Source material.
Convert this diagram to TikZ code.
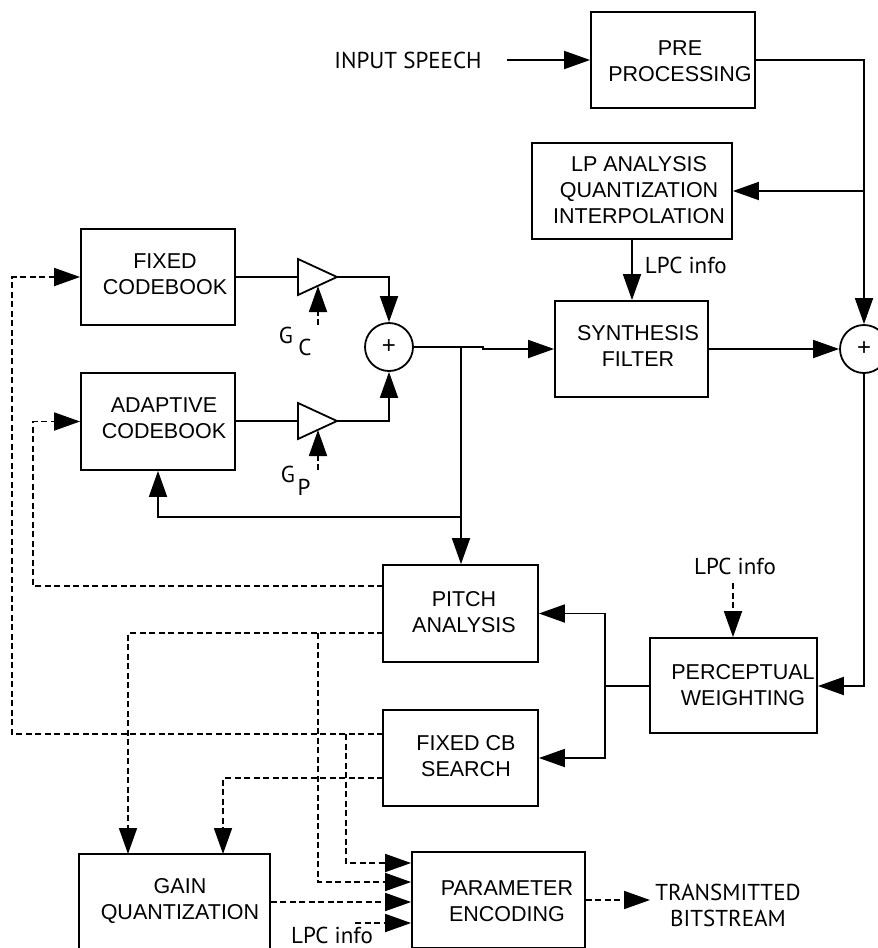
\documentclass[tikz,border=0pt]{standalone}
\usepackage{fontspec}
\setmainfont{Liberation Sans}
\newfontfamily\lblfont{PT Sans}
\usetikzlibrary{arrows.meta}
\begin{document}
\begin{tikzpicture}[x=1pt,y=-1pt,
  line width=1.8pt,
  box/.style={draw, rectangle, inner sep=0pt},
  boxtxt/.style={align=center, inner sep=0pt, font=\fontsize{21.5}{26}\selectfont},
  lbl/.style={inner sep=0pt, align=center, font=\lblfont\fontsize{23}{26}\selectfont},
  arr/.style={-{Triangle[length=26pt,width=18pt]}},
  dsh/.style={dash pattern=on 6pt off 3.5pt},
  summer/.style={draw, circle, minimum size=48pt, inner sep=0pt, font=\fontsize{24}{24}\selectfont}
]
\useasboundingbox (0,0) rectangle (878,948);
\clip (0,0) rectangle (878,948);

% ---------- blocks ----------
\node[box, minimum width=164pt, minimum height=96pt] (pre) at (673,60) {};
\node[boxtxt] (preT) at (680,61) {PRE\\PROCESSING};

\node[box, minimum width=200pt, minimum height=96pt] (lp) at (632,191) {};
\node[boxtxt] (lpT) at (639,190) {LP ANALYSIS\\QUANTIZATION\\INTERPOLATION};

\node[box, minimum width=153pt, minimum height=96pt] (syn) at (631.5,349) {};
\node[boxtxt] (synT) at (638,346) {SYNTHESIS\\FILTER};

\node[box, minimum width=154pt, minimum height=96pt] (fcb) at (158,277) {};
\node[boxtxt] (fcbT) at (165,274.5) {FIXED\\CODEBOOK};

\node[box, minimum width=154pt, minimum height=97pt] (acb) at (158,421.5) {};
\node[boxtxt] (acbT) at (164,418) {ADAPTIVE\\CODEBOOK};

\node[box, minimum width=155pt, minimum height=97pt] (pitch) at (460.5,613.5) {};
\node[boxtxt] (pitchT) at (464,612) {PITCH\\ANALYSIS};

\node[box, minimum width=155pt, minimum height=96pt] (fcbs) at (460.5,758) {};
\node[boxtxt] (fcbsT) at (466,756) {FIXED CB\\SEARCH};

\node[box, minimum width=167pt, minimum height=95pt] (pw) at (733.5,685.5) {};
\node[boxtxt] (pwT) at (743,685) {PERCEPTUAL\\WEIGHTING};

\node[box, minimum width=173pt, minimum height=96pt] (pe) at (498.5,900) {};
\node[boxtxt] (peT) at (507,901) {PARAMETER\\ENCODING};

\node[box, minimum width=191pt, minimum height=96pt] (gq) at (174.5,902) {};
\node[boxtxt] (gqT) at (180,901) {GAIN\\QUANTIZATION};

% ---------- summing junctions ----------
\node[summer] (sum1) at (389,347) {+};
\node[summer] (sum2) at (864,349) {+};

% ---------- gain stages ----------
\coordinate (g1in) at (298,277);
\coordinate (g1out) at (337,277);
\coordinate (g2in) at (298,421);
\coordinate (g2out) at (337,421);
\draw (298,259) -- (g1out) -- (298,295) -- cycle;
\draw (298,403) -- (g2out) -- (298,439) -- cycle;

\node[lbl] (gcG) at (286,335) {G};
\node[lbl] (gcC) at (305,347) {C};
\node[lbl] (gpG) at (288,474) {G};
\node[lbl] (gpP) at (304,487) {P};

\coordinate (gcSrc) at (318,325);
\coordinate (gcTip) at (318,286);
\coordinate (gpSrc) at (318,470);
\coordinate (gpTip) at (318,430);
\draw[arr, dsh] (gcSrc) -- (gcTip);
\draw[arr, dsh] (gpSrc) -- (gpTip);

% ---------- input side ----------
\node[lbl] (inp) at (408,60) {INPUT SPEECH};
\coordinate (inpEnd) at (507,60);
\draw[arr] (inpEnd) -- (pre.west);

\coordinate (rTop) at (864,60);
\coordinate (rLp) at (864,191);
\draw[arr] (pre.east) -- (rTop) -- (sum2.north);
\draw[arr] (rLp) -- (lp.east);

\draw[arr] (lp.south) -- (lp.south |- syn.north);
\node[lbl, anchor=west] (lpcA) at (644,265) {LPC info};

\draw[arr] (syn.east) -- (sum2.west);

\coordinate (rBot) at (864,686);
\draw[arr] (sum2.south) -- (rBot) -- (pw.east |- rBot);

% ---------- excitation path ----------
\draw (fcb.east |- g1in) -- (g1in);
\draw (acb.east |- g2in) -- (g2in);
\draw[arr] (g1out) -| (sum1.north);
\draw[arr] (g2out) -| (sum1.south);

\coordinate (jog1) at (483,347);
\coordinate (jog2) at (483,349);
\draw[arr] (sum1.east) -- (jog1) -- (jog2) -- (syn.west);

\coordinate (exc) at (461,347);
\coordinate (excFb) at (461,517);
\draw[arr] (exc) -- (exc |- pitch.north);
\draw[arr] (excFb) -| (acb.south);

% ---------- weighted error to searches ----------
\coordinate (pwJ) at (605,686);
\draw (pw.west |- pwJ) -- (pwJ);
\draw[arr] (pwJ) |- (pitch.east);
\draw[arr] (pwJ) |- (fcbs.east);

\node[lbl] (lpcB) at (735,566) {LPC info};
\coordinate (lpcBsrc) at (733,583);
\draw[arr, dsh] (lpcBsrc) -- (lpcBsrc |- pw.north);

% ---------- parameter (dashed) paths ----------
\coordinate (pa1) at (383,586);
\coordinate (pa2) at (383,633);
\coordinate (fs1) at (383,734);
\coordinate (fs2) at (383,778);

\draw[arr, dsh] (pa1) -- (33,586) |- (acb.west);
\draw[arr, dsh] (fs1) -- (12,734) |- (fcb.west);

\draw[arr, dsh] (pa2) -- (128,633) -- (128,854);
\draw[arr, dsh] (fs2) -- (223,778) -- (223,854);

\coordinate (pbr) at (318,633);
\coordinate (fbr) at (346,734);
\draw[arr, dsh] (pbr) -- (318,882) -- (pe.west |- 0,882);
\draw[arr, dsh] (fbr) -- (346,863) -- (pe.west |- 0,863);
\draw[arr, dsh] (gq.east) -- (pe.west |- gq.east);

\coordinate (lpcCsrc) at (355,923);
\draw[arr, dsh] (lpcCsrc) -- (pe.west |- lpcCsrc);
\node[lbl] (lpcC) at (332,935) {LPC info};

\coordinate (bsEnd) at (650,900);
\draw[arr, dsh] (pe.east) -- (bsEnd);
\node[lbl] (bs) at (728,905) {TRANSMITTED\\BITSTREAM};

\end{tikzpicture}
\end{document}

Written request. The pictures should not be reproduced; quote all of the other material exactly.

Solution for this task.
Convert this diagram to TikZ code.
\documentclass[tikz,border=0pt]{standalone}
\usepackage{fontspec}
\setmainfont{Liberation Sans}
\newfontfamily\lblfont{PT Sans}
\usetikzlibrary{arrows.meta}
\begin{document}
\begin{tikzpicture}[x=1pt,y=-1pt,
  line width=1.8pt,
  box/.style={draw, rectangle, inner sep=0pt},
  boxtxt/.style={align=center, inner sep=0pt, font=\fontsize{21.5}{26}\selectfont},
  lbl/.style={inner sep=0pt, align=center, font=\lblfont\fontsize{23}{26}\selectfont},
  arr/.style={-{Triangle[length=26pt,width=18pt]}},
  dsh/.style={dash pattern=on 6pt off 3.5pt},
  summer/.style={draw, circle, minimum size=48pt, inner sep=0pt, font=\fontsize{24}{24}\selectfont}
]
\useasboundingbox (0,0) rectangle (878,948);
\clip (0,0) rectangle (878,948);

% ---------- blocks ----------
\node[box, minimum width=164pt, minimum height=96pt] (pre) at (673,60) {};
\node[boxtxt] (preT) at (680,61) {PRE\\PROCESSING};

\node[box, minimum width=200pt, minimum height=96pt] (lp) at (632,191) {};
\node[boxtxt] (lpT) at (639,190) {LP ANALYSIS\\QUANTIZATION\\INTERPOLATION};

\node[box, minimum width=153pt, minimum height=96pt] (syn) at (631.5,349) {};
\node[boxtxt] (synT) at (638,346) {SYNTHESIS\\FILTER};

\node[box, minimum width=154pt, minimum height=96pt] (fcb) at (158,277) {};
\node[boxtxt] (fcbT) at (165,274.5) {FIXED\\CODEBOOK};

\node[box, minimum width=154pt, minimum height=97pt] (acb) at (158,421.5) {};
\node[boxtxt] (acbT) at (164,418) {ADAPTIVE\\CODEBOOK};

\node[box, minimum width=155pt, minimum height=97pt] (pitch) at (460.5,613.5) {};
\node[boxtxt] (pitchT) at (464,612) {PITCH\\ANALYSIS};

\node[box, minimum width=155pt, minimum height=96pt] (fcbs) at (460.5,758) {};
\node[boxtxt] (fcbsT) at (466,756) {FIXED CB\\SEARCH};

\node[box, minimum width=167pt, minimum height=95pt] (pw) at (733.5,685.5) {};
\node[boxtxt] (pwT) at (743,685) {PERCEPTUAL\\WEIGHTING};

\node[box, minimum width=173pt, minimum height=96pt] (pe) at (498.5,900) {};
\node[boxtxt] (peT) at (507,901) {PARAMETER\\ENCODING};

\node[box, minimum width=191pt, minimum height=96pt] (gq) at (174.5,902) {};
\node[boxtxt] (gqT) at (180,901) {GAIN\\QUANTIZATION};

% ---------- summing junctions ----------
\node[summer] (sum1) at (389,347) {+};
\node[summer] (sum2) at (864,349) {+};

% ---------- gain stages ----------
\coordinate (g1in) at (298,277);
\coordinate (g1out) at (337,277);
\coordinate (g2in) at (298,421);
\coordinate (g2out) at (337,421);
\draw (298,259) -- (g1out) -- (298,295) -- cycle;
\draw (298,403) -- (g2out) -- (298,439) -- cycle;

\node[lbl] (gcG) at (286,335) {G};
\node[lbl] (gcC) at (305,347) {C};
\node[lbl] (gpG) at (288,474) {G};
\node[lbl] (gpP) at (304,487) {P};

\coordinate (gcSrc) at (318,325);
\coordinate (gcTip) at (318,286);
\coordinate (gpSrc) at (318,470);
\coordinate (gpTip) at (318,430);
\draw[arr, dsh] (gcSrc) -- (gcTip);
\draw[arr, dsh] (gpSrc) -- (gpTip);

% ---------- input side ----------
\node[lbl] (inp) at (408,60) {INPUT SPEECH};
\coordinate (inpEnd) at (507,60);
\draw[arr] (inpEnd) -- (pre.west);

\coordinate (rTop) at (864,60);
\coordinate (rLp) at (864,191);
\draw[arr] (pre.east) -- (rTop) -- (sum2.north);
\draw[arr] (rLp) -- (lp.east);

\draw[arr] (lp.south) -- (lp.south |- syn.north);
\node[lbl, anchor=west] (lpcA) at (644,265) {LPC info};

\draw[arr] (syn.east) -- (sum2.west);

\coordinate (rBot) at (864,686);
\draw[arr] (sum2.south) -- (rBot) -- (pw.east |- rBot);

% ---------- excitation path ----------
\draw (fcb.east |- g1in) -- (g1in);
\draw (acb.east |- g2in) -- (g2in);
\draw[arr] (g1out) -| (sum1.north);
\draw[arr] (g2out) -| (sum1.south);

\coordinate (jog1) at (483,347);
\coordinate (jog2) at (483,349);
\draw[arr] (sum1.east) -- (jog1) -- (jog2) -- (syn.west);

\coordinate (exc) at (461,347);
\coordinate (excFb) at (461,517);
\draw[arr] (exc) -- (exc |- pitch.north);
\draw[arr] (excFb) -| (acb.south);

% ---------- weighted error to searches ----------
\coordinate (pwJ) at (605,686);
\draw (pw.west |- pwJ) -- (pwJ);
\draw[arr] (pwJ) |- (pitch.east);
\draw[arr] (pwJ) |- (fcbs.east);

\node[lbl] (lpcB) at (735,566) {LPC info};
\coordinate (lpcBsrc) at (733,583);
\draw[arr, dsh] (lpcBsrc) -- (lpcBsrc |- pw.north);

% ---------- parameter (dashed) paths ----------
\coordinate (pa1) at (383,586);
\coordinate (pa2) at (383,633);
\coordinate (fs1) at (383,734);
\coordinate (fs2) at (383,778);

\draw[arr, dsh] (pa1) -- (33,586) |- (acb.west);
\draw[arr, dsh] (fs1) -- (12,734) |- (fcb.west);

\draw[arr, dsh] (pa2) -- (128,633) -- (128,854);
\draw[arr, dsh] (fs2) -- (223,778) -- (223,854);

\coordinate (pbr) at (318,633);
\coordinate (fbr) at (346,734);
\draw[arr, dsh] (pbr) -- (318,882) -- (pe.west |- 0,882);
\draw[arr, dsh] (fbr) -- (346,863) -- (pe.west |- 0,863);
\draw[arr, dsh] (gq.east) -- (pe.west |- gq.east);

\coordinate (lpcCsrc) at (355,923);
\draw[arr, dsh] (lpcCsrc) -- (pe.west |- lpcCsrc);
\node[lbl] (lpcC) at (332,935) {LPC info};

\coordinate (bsEnd) at (650,900);
\draw[arr, dsh] (pe.east) -- (bsEnd);
\node[lbl] (bs) at (728,905) {TRANSMITTED\\BITSTREAM};

\end{tikzpicture}
\end{document}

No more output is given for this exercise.